Текст книги "Борис Пастернак. Времена жизни"
Автор книги: Наталья Иванова
Жанр: Биографии и Мемуары, Публицистика
сообщить о неприемлемом содержимом
Текущая страница: 11 (всего у книги 26 страниц)
При всей скромности и даже застенчивости, отличавшей Пастернака, он был тверд в понимании целей и задач своей работы. В понимании своего дара. Его особенностей. Он прямо и достойно возразит в 1928 году Горькому, надписавшему ему на книге, что он очень «мудрствует»:
«Мудрил ли я больше, чем мгновеньями, в молодости, случается всякому?.. Когда ни вспомню себя в прошлом и недавно минувшем в состоянии увлеченья и собранности, везде и всегда это посвящено взрыву против мудрствованья в мудреном, всегда отдано прямому и поспешному овладенью мудреным как простым»
(7 января 1928 г.).
Маяковский объявил, что отныне он будет работать против футуризма – для Советского Союза. По сути, поставил точку на своем футуристическом прошлом. Пастернак, который ни разу футуристом себя не называл, предпочел бы остаться с Маяковским-футуристом, нежели с Маяковским – теперешним лефовцем.

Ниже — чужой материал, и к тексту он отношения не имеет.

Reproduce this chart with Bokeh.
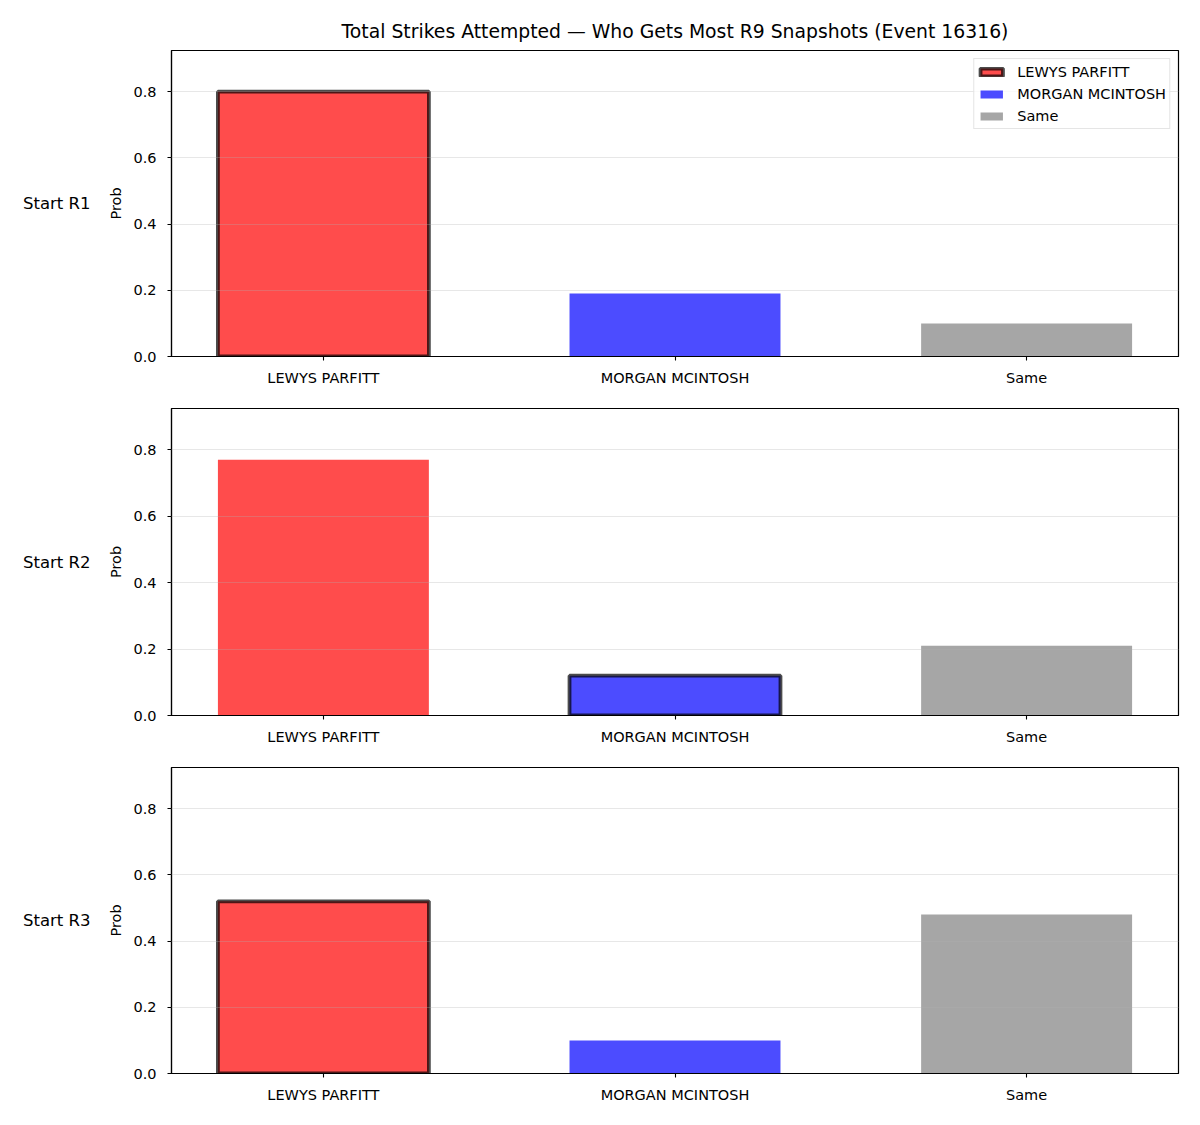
from bokeh.plotting import figure
from bokeh.models import (ColumnDataSource, Range1d, FixedTicker, LinearAxis,
                          PrintfTickFormatter)
from bokeh.layouts import column
from bokeh.embed import file_html
from bokeh.resources import INLINE

title_text = "Total Strikes Attempted \u2014 Who Gets Most R9 Snapshots (Event 16316)"
categories = ["LEWYS PARFITT", "MORGAN MCINTOSH", "Same"]
row_labels = ["Start R1", "Start R2", "Start R3"]
probs_r1 = [0.80, 0.19, 0.10]
probs_r2 = [0.77, 0.12, 0.21]
probs_r3 = [0.52, 0.10, 0.48]
highlighted = ["LEWYS PARFITT", "MORGAN MCINTOSH", "LEWYS PARFITT"]
y_ticks = [0.0, 0.2, 0.4, 0.6, 0.8]
bar_colors = ["red", "blue", "#808080"]

FONT = "DejaVu Sans"
X0, X1 = -0.432, 2.432
Y0, Y1 = 0.0, 0.924
FRAME_W = 1007
LEFT = 171
TICK_FS = "14.5px"

panels = [probs_r1, probs_r2, probs_r3]
geoms = [  # (top border, frame height, bottom border)
    (50, 306, 50),
    (2, 307, 50),
    (2, 306, 52),
]

figs = []
for i, (vals, lab, hl) in enumerate(zip(panels, row_labels, highlighted)):
    tb, fh, bb = geoms[i]
    p = figure(frame_width=FRAME_W, frame_height=fh,
               min_border_left=LEFT, min_border_right=22,
               min_border_top=tb, min_border_bottom=bb,
               x_range=Range1d(X0, X1), y_range=Range1d(Y0, Y1),
               output_backend="svg", toolbar_location=None,
               background_fill_color="white", border_fill_color="white")
    p.extra_y_ranges = {"rowlab": Range1d(0, 2)}
    src = ColumnDataSource(dict(
        x=list(range(len(categories))),
        top=vals,
        cat=categories,
        color=bar_colors,
        lalpha=[0.7 if c == hl else 0.0 for c in categories],
        lwidth=[3.8 if c == hl else 0.0 for c in categories],
    ))
    kw = dict(x="x", top="top", width=0.6, source=src,
              fill_color="color", fill_alpha=0.7,
              line_color="black", line_alpha="lalpha", line_width="lwidth")
    if i == 0:
        p.vbar(legend_field="cat", **kw)
    else:
        p.vbar(**kw)

    # axes
    p.xaxis.ticker = FixedTicker(ticks=list(range(len(categories))))
    p.xaxis.major_label_overrides = {j: c for j, c in enumerate(categories)}
    p.yaxis.ticker = FixedTicker(ticks=y_ticks)
    p.yaxis.formatter = PrintfTickFormatter(format="%.1f")
    p.yaxis.axis_label = "Prob"
    for ax in (p.xaxis[0], p.yaxis[0]):
        ax.major_label_text_font = FONT
        ax.major_label_text_font_size = TICK_FS
        ax.major_label_text_color = "black"
        ax.axis_label_text_font = FONT
        ax.axis_label_text_font_size = TICK_FS
        ax.axis_label_text_font_style = "normal"
        ax.axis_label_text_color = "black"
        ax.axis_line_color = "black"
        ax.axis_line_width = 1.2
        ax.major_tick_line_color = "black"
        ax.major_tick_line_width = 1.1
        ax.major_tick_in = 0
        ax.major_tick_out = 4
        ax.minor_tick_line_color = None
    p.xaxis.major_label_standoff = 9
    p.yaxis.major_label_standoff = 11
    p.yaxis.axis_label_standoff = 6
    p.outline_line_color = "black"
    p.outline_line_width = 1.2
    p.outline_line_alpha = 1.0

    # row label as a bare extra axis on the left
    rax = LinearAxis(y_range_name="rowlab", ticker=FixedTicker(ticks=[1]),
                     major_label_overrides={1: lab})
    rax.axis_line_color = None
    rax.major_tick_line_color = None
    rax.minor_tick_line_color = None
    rax.major_tick_in = 0
    rax.major_tick_out = 0
    rax.major_label_standoff = 15
    rax.major_label_text_font = FONT
    rax.major_label_text_font_size = "16.5px"
    rax.major_label_text_color = "black"
    p.add_layout(rax, "left")

    p.xgrid.visible = False
    p.ygrid.ticker = FixedTicker(ticks=y_ticks)
    p.ygrid.grid_line_color = "#b0b0b0"
    p.ygrid.grid_line_alpha = 0.3
    p.ygrid.grid_line_width = 1.1
    p.ygrid.level = "guide"

    if i == 0:
        p.title.text = title_text
        p.title.align = "center"
        p.title.text_font = FONT
        p.title.text_font_size = "18.8px"
        p.title.text_font_style = "normal"
        p.title.text_color = "black"
        p.title.standoff = 18
        lg = p.legend[0]
        lg.location = "top_right"
        lg.margin = 8
        lg.padding = 3
        lg.spacing = 3
        lg.label_height = 19
        lg.glyph_width = 28
        lg.glyph_height = 10
        lg.label_standoff = 12
        lg.label_text_font = FONT
        lg.label_text_font_size = TICK_FS
        lg.label_text_color = "black"
        lg.border_line_color = "#cccccc"
        lg.border_line_width = 1
        lg.background_fill_alpha = 0.8
    figs.append(p)

layout = column(*figs, spacing=0)
open("out.html", "w").write(file_html(layout, INLINE))
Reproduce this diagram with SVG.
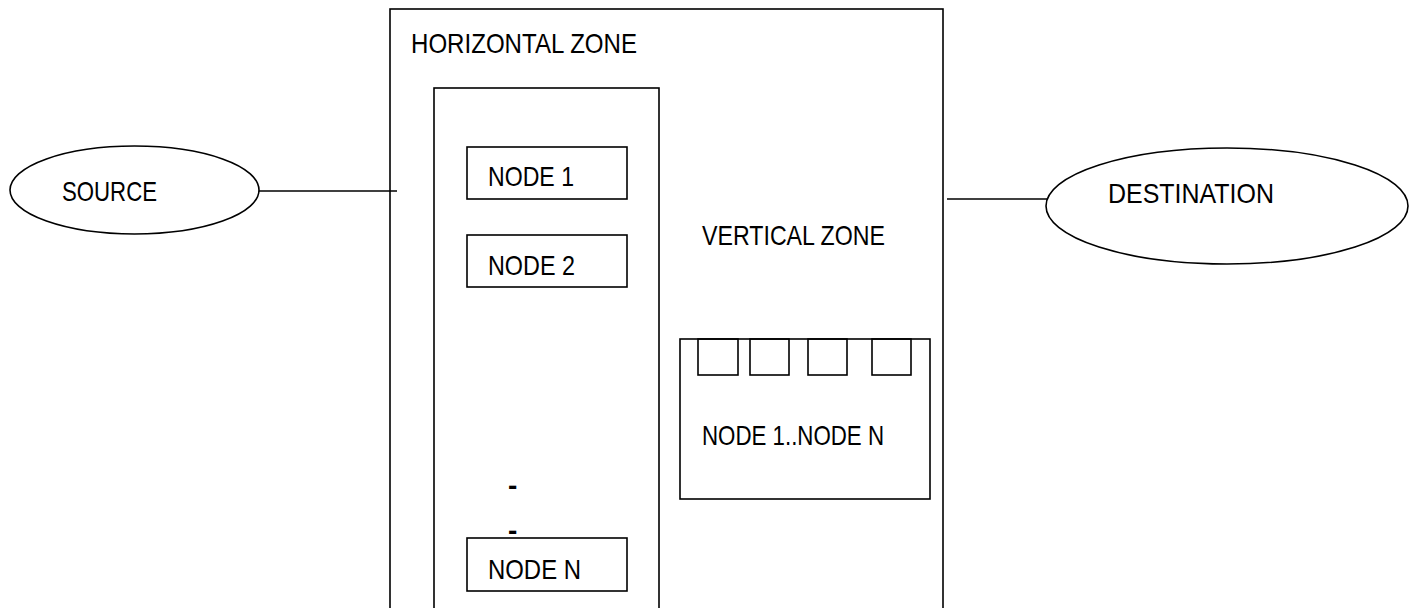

Окончательный их разрыв произошел в 1927 году, после того как развернулась резкая полемика «ЛЕФа» с журналом «Новый мир», в котором к тому времени печатался Пастернак и который становился одним из самых серьезных изданий того времени. Достаточно сказать, что именно там в 1926 году была напечатана «Повесть непогашенной луны» Бориса Пильняка, вызвавшая ярость Сталина. Выпуск журнала был уничтожен. Медовые фразы «постановления» отливались литературе свинцом забракованного типографского металла.
В «ЛЕФе» появилась статья Николая Асеева, бывшего собрата Пастернака по «Лирике», статья, в которой недвусмысленно говорилось о политической ошибочности «Нового мира». Пастернак послал письмо редактору «Нового мира» с уведомлением о своем полном и окончательном разрыве с «ЛЕФом» (но, в частности, будучи до чрезвычайности щепетильным, оговорил свое несогласие с несправедливой, на его взгляд, критикой в «Новом мире» Маяковского-поэта). А в «ЛЕФ» Пастернак отправляет официальное письмо, требуя снять свое имя из списка сотрудников.
Все это было мучительно трудным для Пастернака, несмотря на все его насмешки, разбросанные по письмам. Ведь с Маяковским – тоже был своего рода роман. Дружба-вражда. Как с Цветаевой? Любовь-отталкивание. Близость-неприязнь. С двумя самыми сильными поэтами эпохи, с теми, кого он ценил куда выше, чем всех остальных, с теми, кто единственно были ему тогда – по его восприятию – ровней, он не мог обрести ясных, простых, устойчивых отношений. Не получалось. Не складывалось.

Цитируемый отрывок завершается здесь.